*Supplied material*:

——————————

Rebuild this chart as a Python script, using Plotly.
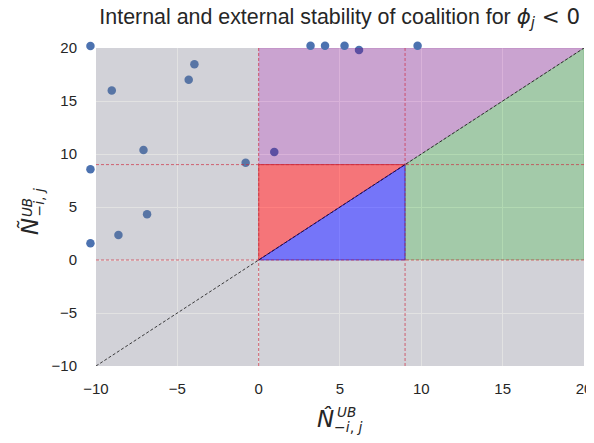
import plotly.graph_objects as go

# ---- data ----
point_x = [-10.34, -9.03, -3.95, -4.30, -7.08, -10.34, -0.80, 0.96,
           3.19, 4.08, 5.28, 6.17, 9.77, -6.86, -8.62, -10.34]
point_y = [20.19, 15.99, 18.46, 17.01, 10.38, 8.56, 9.18, 10.19,
           20.22, 20.22, 20.22, 19.81, 20.22, 4.31, 2.36, 1.58]

axis_min = -10
axis_max = 20
origin = 0
threshold_hat = 9     # N-hat threshold (x)
threshold_tilde = 9   # N-tilde threshold (y)
tick_vals = [-10, -5, 0, 5, 10, 15, 20]

# ---- styling / layout geometry (pixels inside the figure) ----
TEXT = "#262626"
SANS = "Liberation Sans"
MATH = "DejaVu Sans"
BG = "#EAEAF2"

FIG_W, FIG_H = 586, 427
PL, PR, PT, PB = 87.5, 576, 40, 358       # plot area edges
ML, MT = 77.5, 30                          # outer (paper) edges leaving room for outside dots
PAPER_W = PR - ML
PAPER_H = PB - MT
sx = (PR - PL) / (axis_max - axis_min)
sy = (PB - PT) / (axis_max - axis_min)

def fx(px):
    return (px - ML) / PAPER_W

def fy(py):
    return (PB - py) / PAPER_H

inside = [(axis_min <= x <= axis_max) and (axis_min <= y <= axis_max)
          for x, y in zip(point_x, point_y)]
in_x = [x for x, k in zip(point_x, inside) if k]
in_y = [y for y, k in zip(point_y, inside) if k]
out_x = [x for x, k in zip(point_x, inside) if not k]
out_y = [y for y, k in zip(point_y, inside) if not k]

fig = go.Figure()
marker = dict(color="#4C72B0", size=8.5, line=dict(width=0))

# points inside the axes (fills are drawn over them)
fig.add_trace(go.Scatter(x=in_x, y=in_y, mode="markers", marker=marker,
                         cliponaxis=False, showlegend=False, hoverinfo="skip"))

def region(xs, ys, fill, edge):
    fig.add_trace(go.Scatter(
        x=xs, y=ys, mode="lines", fill="toself", fillcolor=fill,
        line=dict(color=edge, width=1), showlegend=False, hoverinfo="skip"))

# gray: outside the first quadrant
region([axis_min, axis_max, axis_max, origin, origin, axis_min, axis_min],
       [axis_min, axis_min, origin, origin, axis_max, axis_max, axis_min],
       "rgba(128,128,128,0.23)", "rgba(0,0,0,0)")
# purple
region([origin, origin, axis_max, threshold_hat, origin],
       [threshold_tilde, axis_max, axis_max, threshold_tilde, threshold_tilde],
       "rgba(128,0,128,0.3)", "rgba(128,0,128,0.15)")
# green
region([threshold_hat, threshold_hat, axis_max, axis_max, threshold_hat],
       [origin, threshold_tilde, axis_max, origin, origin],
       "rgba(0,128,0,0.3)", "rgba(0,128,0,0.15)")
# red
region([origin, origin, threshold_hat, origin],
       [origin, threshold_tilde, threshold_tilde, origin],
       "rgba(255,0,0,0.5)", "rgba(200,0,0,0.55)")
# blue
region([origin, threshold_hat, threshold_hat, origin],
       [origin, threshold_tilde, origin, origin],
       "rgba(0,0,255,0.5)", "rgba(0,0,200,0.55)")

# red dashed reference lines
ref_style = dict(color="rgba(205,40,60,0.75)", width=0.9, dash="3px,2px")
for xv in [origin, threshold_hat]:
    fig.add_trace(go.Scatter(x=[xv, xv], y=[axis_min, axis_max], mode="lines",
                             line=ref_style, showlegend=False, hoverinfo="skip"))
for yv in [origin, threshold_tilde]:
    fig.add_trace(go.Scatter(x=[axis_min, axis_max], y=[yv, yv], mode="lines",
                             line=ref_style, showlegend=False, hoverinfo="skip"))
# diagonal
fig.add_trace(go.Scatter(x=[axis_min, axis_max], y=[axis_min, axis_max], mode="lines",
                         line=dict(color="rgba(20,20,20,0.8)", width=1, dash="3px,2px"),
                         showlegend=False, hoverinfo="skip"))

# points outside the axes, on an invisible overlay subplot with the same scale
fig.add_trace(go.Scatter(x=out_x, y=out_y, mode="markers", marker=marker,
                         xaxis="x2", yaxis="y2", cliponaxis=False,
                         showlegend=False, hoverinfo="skip"))

# plot background (below gridlines)
fig.add_shape(type="rect", xref="x", yref="y", x0=axis_min, x1=axis_max,
              y0=axis_min, y1=axis_max, fillcolor=BG, line=dict(width=0),
              layer="below")

axis_common = dict(
    range=[axis_min, axis_max], tickvals=tick_vals,
    ticktext=[str(v).replace("-", "\u2212") for v in tick_vals],
    showgrid=True, gridcolor="white", gridwidth=1.2,
    zeroline=False, showline=False, ticks="", automargin=False,
    ticklabeloverflow="allow",
    tickfont=dict(family=SANS, size=15, color=TEXT),
)
hidden = dict(visible=False, showgrid=False, zeroline=False, automargin=False)

fig.update_layout(
    width=FIG_W, height=FIG_H,
    margin=dict(l=ML, r=FIG_W - PR, t=MT, b=FIG_H - PB, autoexpand=False),
    paper_bgcolor="white", plot_bgcolor="rgba(0,0,0,0)",
    xaxis=dict(**axis_common, domain=[fx(PL), 1], ticklabelstandoff=12),
    yaxis=dict(**axis_common, domain=[0, fy(PT)], ticklabelstandoff=18),
    xaxis2=dict(**hidden, domain=[0, 1], anchor="y2",
                range=[axis_min - (PL - ML) / sx, axis_max]),
    yaxis2=dict(**hidden, domain=[0, 1], anchor="x2",
                range=[axis_min, axis_max + (PT - MT) / sy]),
    title=dict(
        text=("Internal and external stability of coalition for "
              f'<span style="font-family:{MATH}"><i>\u03d5</i><sub><i>j</i></sub> &lt; 0</span>'),
        x=(PL + PR) / 2 / FIG_W, xref="container", xanchor="center",
        y=1 - 8.5 / FIG_H, yref="container", yanchor="middle",
        font=dict(family=SANS, size=21.4, color=TEXT)),
)

def label(text, size, px, py, angle=0):
    fig.add_annotation(text=text, xref="paper", yref="paper", x=fx(px), y=fy(py),
                       xanchor="center", yanchor="middle", showarrow=False,
                       textangle=angle, borderpad=0,
                       font=dict(family=MATH, size=size, color=TEXT))

# x-axis label: N-hat ^UB _{-i,j}
label("<i>N\u0302</i>", 23, 317, 411)
label("<i>UB</i>", 13.5, 338, 404)
label("\u2212<i>i</i>, <i>j</i>", 14, 340.5, 419)
# y-axis label: N-tilde ^UB _{-i,j}
label("<i>\u00d1</i>", 23, 21, 218.5, -90)
label("<i>UB</i>", 13.5, 18, 199.5, -90)
label("\u2212<i>i</i>, <i>j</i>", 14, 30, 194, -90)

fig.write_html("out.html")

——————————

*Your task*: Set down again, exactly, the lines of the material above from its first line to the one with "20.22, 20.22, 20.22, 19.81, 20.22, 4.31, 2.36, 1.58]", inclusive. Leave the pictures out.

*Result of the task*:
Rebuild this chart as a Python script, using Plotly.
import plotly.graph_objects as go

# ---- data ----
point_x = [-10.34, -9.03, -3.95, -4.30, -7.08, -10.34, -0.80, 0.96,
           3.19, 4.08, 5.28, 6.17, 9.77, -6.86, -8.62, -10.34]
point_y = [20.19, 15.99, 18.46, 17.01, 10.38, 8.56, 9.18, 10.19,
           20.22, 20.22, 20.22, 19.81, 20.22, 4.31, 2.36, 1.58]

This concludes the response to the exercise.